High cell density cultivations by alternating tangential flow (ATF) perfusion for influenza A virus production using suspension cells.

High cell densities in animal cell culture can be obtained by continuous perfusion of fresh culture medium across hollow fiber membranes that retain the cells. Careful selection of the membrane type and cut-off allows to control accumulation of target molecules and removal of low molecular weight compounds.

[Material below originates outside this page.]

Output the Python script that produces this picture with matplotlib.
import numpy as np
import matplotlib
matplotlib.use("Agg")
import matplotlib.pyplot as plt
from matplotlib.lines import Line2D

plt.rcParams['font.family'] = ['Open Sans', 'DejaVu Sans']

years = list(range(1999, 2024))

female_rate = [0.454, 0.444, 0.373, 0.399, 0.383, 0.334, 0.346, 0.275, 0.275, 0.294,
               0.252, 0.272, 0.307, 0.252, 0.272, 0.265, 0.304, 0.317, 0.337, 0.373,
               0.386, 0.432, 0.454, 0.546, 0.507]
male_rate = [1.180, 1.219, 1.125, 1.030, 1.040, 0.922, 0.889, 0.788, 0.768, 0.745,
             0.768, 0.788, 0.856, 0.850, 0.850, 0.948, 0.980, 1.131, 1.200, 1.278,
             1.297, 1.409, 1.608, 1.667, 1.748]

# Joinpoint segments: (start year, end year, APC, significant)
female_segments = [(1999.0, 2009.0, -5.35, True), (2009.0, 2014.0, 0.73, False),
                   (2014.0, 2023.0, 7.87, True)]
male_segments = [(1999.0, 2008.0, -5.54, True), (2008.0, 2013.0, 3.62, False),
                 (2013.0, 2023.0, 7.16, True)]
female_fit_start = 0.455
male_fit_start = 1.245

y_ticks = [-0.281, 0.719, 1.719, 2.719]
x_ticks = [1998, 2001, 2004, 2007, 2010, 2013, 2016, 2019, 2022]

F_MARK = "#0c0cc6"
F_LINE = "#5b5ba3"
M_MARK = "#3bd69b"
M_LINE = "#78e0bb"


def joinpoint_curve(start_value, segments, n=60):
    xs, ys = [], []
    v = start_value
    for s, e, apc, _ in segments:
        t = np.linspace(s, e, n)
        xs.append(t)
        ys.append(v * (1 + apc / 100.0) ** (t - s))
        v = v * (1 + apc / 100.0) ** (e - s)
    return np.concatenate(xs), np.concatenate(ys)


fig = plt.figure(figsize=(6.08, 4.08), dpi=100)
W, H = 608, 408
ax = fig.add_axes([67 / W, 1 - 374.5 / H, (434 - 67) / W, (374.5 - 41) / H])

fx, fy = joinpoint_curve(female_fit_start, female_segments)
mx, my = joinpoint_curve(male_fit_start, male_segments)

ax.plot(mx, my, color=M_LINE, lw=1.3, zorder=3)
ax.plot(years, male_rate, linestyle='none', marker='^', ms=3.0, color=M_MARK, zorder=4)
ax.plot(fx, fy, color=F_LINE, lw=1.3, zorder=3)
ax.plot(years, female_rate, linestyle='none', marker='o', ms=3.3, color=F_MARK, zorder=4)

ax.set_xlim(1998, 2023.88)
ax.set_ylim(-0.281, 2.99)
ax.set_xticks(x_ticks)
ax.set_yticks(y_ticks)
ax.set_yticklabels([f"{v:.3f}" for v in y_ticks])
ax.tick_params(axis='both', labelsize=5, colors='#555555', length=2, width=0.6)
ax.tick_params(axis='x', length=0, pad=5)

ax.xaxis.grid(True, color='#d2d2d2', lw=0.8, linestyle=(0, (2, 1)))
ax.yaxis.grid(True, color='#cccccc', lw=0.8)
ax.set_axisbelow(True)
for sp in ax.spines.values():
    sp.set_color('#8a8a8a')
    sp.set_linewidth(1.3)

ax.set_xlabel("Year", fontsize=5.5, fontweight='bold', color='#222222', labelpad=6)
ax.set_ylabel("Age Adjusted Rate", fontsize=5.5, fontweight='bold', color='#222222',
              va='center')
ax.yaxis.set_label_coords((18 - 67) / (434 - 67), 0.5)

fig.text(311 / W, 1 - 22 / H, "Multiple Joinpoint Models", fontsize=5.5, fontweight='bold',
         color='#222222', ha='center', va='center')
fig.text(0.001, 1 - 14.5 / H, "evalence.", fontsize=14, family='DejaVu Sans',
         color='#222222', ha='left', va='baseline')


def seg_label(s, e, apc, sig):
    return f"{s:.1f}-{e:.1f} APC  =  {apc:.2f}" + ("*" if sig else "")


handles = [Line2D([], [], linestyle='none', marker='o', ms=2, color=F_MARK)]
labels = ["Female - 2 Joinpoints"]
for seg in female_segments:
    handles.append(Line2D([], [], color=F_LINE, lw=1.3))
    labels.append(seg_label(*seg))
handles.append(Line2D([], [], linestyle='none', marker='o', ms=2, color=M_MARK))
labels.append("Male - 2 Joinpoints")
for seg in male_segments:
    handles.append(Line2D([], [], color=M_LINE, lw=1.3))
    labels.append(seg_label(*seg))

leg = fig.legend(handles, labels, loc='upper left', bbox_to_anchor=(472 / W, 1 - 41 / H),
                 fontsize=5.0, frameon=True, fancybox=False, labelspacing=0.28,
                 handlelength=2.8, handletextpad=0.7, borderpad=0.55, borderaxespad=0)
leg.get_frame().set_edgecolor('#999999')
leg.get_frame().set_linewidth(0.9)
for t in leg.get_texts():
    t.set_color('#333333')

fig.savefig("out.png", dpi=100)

In this report, perfusion with the scalable ATF (alternating tangential filtration, Refine Technology) system was evaluated for two suspension cell lines, the avian cell line AGE1.CR and the human cell line CAP. Both were cultivated in chemically defined media optimized for batch cell growth in a 1L stirred tank bioreactor connected to the smallest ATF unit (ATF2) and infected with cell line-adapted human influenza A virus (A/PR/8/34 (H1N1), typical diameter: 80-100 nm). At concentrations of about 25 million cells/mL three different membrane cut-offs (50 kDa, 0.2 μm and 0.5 μm) were tested and compared to batch cultivations performed at 5 million cells/mL. For medium and large cut-offs no cell-density effect could be observed with cell-specific virus yields of 1428-1708 virions/AGE1.CR cell (infected with moi 0.001) and 1883-4086 virions/CAP cell (moi of 0.025) compared to 1292 virions/AGE1.CR cell and 3883 virions/CAP cell in batch cultures. Even at a concentration of 48 million AGE1.CR cells/mL (cut-off: 0.2 μm) a cell-specific yield of 1266 virions/cell was reached. Only for the small cut-off (50 kDa) used with AGE1.CR cells a decrease in cell-specific yield was measured with 518 virions/cell. Surprisingly, the ratio of infectious to total virions seemed to be increased in ATF compared to batch cultures. AGE1.CR cell-derived virus particles were present in the permeate (0.2 and 0.5 μm cut-off), whereas CAP cell-derived virions were not, suggesting possible differences in morphology, aggregation or membrane properties of the virions released by the two cell lines. To our knowledge, this is the first study that illustrates the potential of ATF-based perfusion of chemically defined media across cell-retaining membranes for production of an influenza A vaccine.